Black Sabbath Release Paranoid (1971)
- 2 hours ago
- 2 min read

Black Sabbath Release Paranoid
On January 7th 1971, Black Sabbath released Paranoid in the United States, an album that didn’t just follow their debut, but set the blueprint for heavy metal. Originally released in the UK in 1970, Paranoid crossed the Atlantic and quickly established Sabbath as one of the heaviest, most uncompromising bands in rock history.
Born Fast, Built to Last
One of the most legendary parts of Paranoid is how quickly it came together. Pressed for time in the studio, the band needed one more song to complete the album. That song became the title track.
Tony Iommi later recalled, “‘Paranoid’ was written as a filler. It took about half an hour.”
What was meant to be an afterthought became a defining anthem, fast, urgent, and instantly recognizable.
The album was originally intended to be titled War Pigs, but the label grew nervous about its overt anti-war stance during the Vietnam era. The name change may have been corporate caution, but the message inside the music remained loud and clear.

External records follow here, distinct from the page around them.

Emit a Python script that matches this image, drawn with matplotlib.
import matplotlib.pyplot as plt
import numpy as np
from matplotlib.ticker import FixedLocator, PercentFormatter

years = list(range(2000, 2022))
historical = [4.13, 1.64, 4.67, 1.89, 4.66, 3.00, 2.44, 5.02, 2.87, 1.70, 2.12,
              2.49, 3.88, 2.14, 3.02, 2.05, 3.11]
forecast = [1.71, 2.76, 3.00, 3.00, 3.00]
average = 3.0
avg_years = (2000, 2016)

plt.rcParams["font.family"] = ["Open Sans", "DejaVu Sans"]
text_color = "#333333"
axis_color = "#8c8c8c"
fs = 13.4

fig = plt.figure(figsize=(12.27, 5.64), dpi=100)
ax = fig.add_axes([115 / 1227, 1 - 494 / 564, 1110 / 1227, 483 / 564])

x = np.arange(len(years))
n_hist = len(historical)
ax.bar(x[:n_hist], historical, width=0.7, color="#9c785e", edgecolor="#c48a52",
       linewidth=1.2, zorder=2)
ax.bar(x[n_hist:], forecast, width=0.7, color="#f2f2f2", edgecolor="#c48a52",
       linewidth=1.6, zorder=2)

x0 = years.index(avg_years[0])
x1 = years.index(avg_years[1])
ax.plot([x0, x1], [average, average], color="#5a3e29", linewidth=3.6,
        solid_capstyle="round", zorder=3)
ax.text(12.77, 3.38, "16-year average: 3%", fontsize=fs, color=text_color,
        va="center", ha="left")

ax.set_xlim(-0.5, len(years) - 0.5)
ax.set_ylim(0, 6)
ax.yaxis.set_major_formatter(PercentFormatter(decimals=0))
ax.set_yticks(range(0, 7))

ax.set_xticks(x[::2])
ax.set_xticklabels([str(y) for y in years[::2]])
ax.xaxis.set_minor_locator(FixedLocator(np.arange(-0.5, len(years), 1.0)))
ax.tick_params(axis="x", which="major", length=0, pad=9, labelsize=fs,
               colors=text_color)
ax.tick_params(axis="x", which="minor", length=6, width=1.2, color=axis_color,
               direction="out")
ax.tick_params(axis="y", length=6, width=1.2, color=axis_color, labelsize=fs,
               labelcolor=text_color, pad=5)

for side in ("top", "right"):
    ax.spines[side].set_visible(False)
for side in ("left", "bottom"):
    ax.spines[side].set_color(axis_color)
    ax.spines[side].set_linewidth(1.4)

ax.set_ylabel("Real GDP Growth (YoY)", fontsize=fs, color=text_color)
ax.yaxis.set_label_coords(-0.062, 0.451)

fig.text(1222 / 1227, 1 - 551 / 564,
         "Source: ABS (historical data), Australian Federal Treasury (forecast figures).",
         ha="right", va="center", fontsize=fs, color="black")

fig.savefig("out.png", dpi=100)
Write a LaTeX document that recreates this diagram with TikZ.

Riffs That Changed Everything
From the air-raid sirens of “War Pigs” to the doom-laden stomp of “Iron Man,” Paranoid is built on riffs that still echo through guitar shops and rehearsal rooms today. Tony Iommi’s downtuned guitar work created a darker, heavier sound than most rock bands dared attempt at the time.
Geezer Butler once explained, “We were writing about what was going on around us, war, drugs, madness. It wasn’t fantasy; it was reality.” Songs like “Hand of Doom” tackled addiction head-on, while “Electric Funeral” painted a bleak picture of nuclear fallout, themes rarely explored so bluntly in early ’70s rock.
Ozzy, Atmosphere, and Misunderstood Metal
Ozzy Osbourne’s vocal delivery on Paranoid is deceptively simple, but it added an eerie, unsettling quality that became essential to Sabbath’s sound. Interestingly, “Iron Man” wasn’t originally about a superhero at all. Ozzy later joked that people completely misunderstood the song, which is actually about isolation and revenge after a man is rejected by society.
Critics at the time didn’t fully understand the band either. Some early reviews dismissed the album as crude or overly loud. Fans disagreed, and history sided with them.
A Legacy Etched in Steel
Paranoid went on to become Black Sabbath’s first No. 1 album in the UK and one of the most influential guitar-driven records ever released. Decades later, it continues to inspire metal, doom, stoner rock, and countless subgenres that followed.
What started as a rushed studio session turned into a cultural landmark, proof that sometimes the most powerful music comes from instinct, volume, and fearless honesty.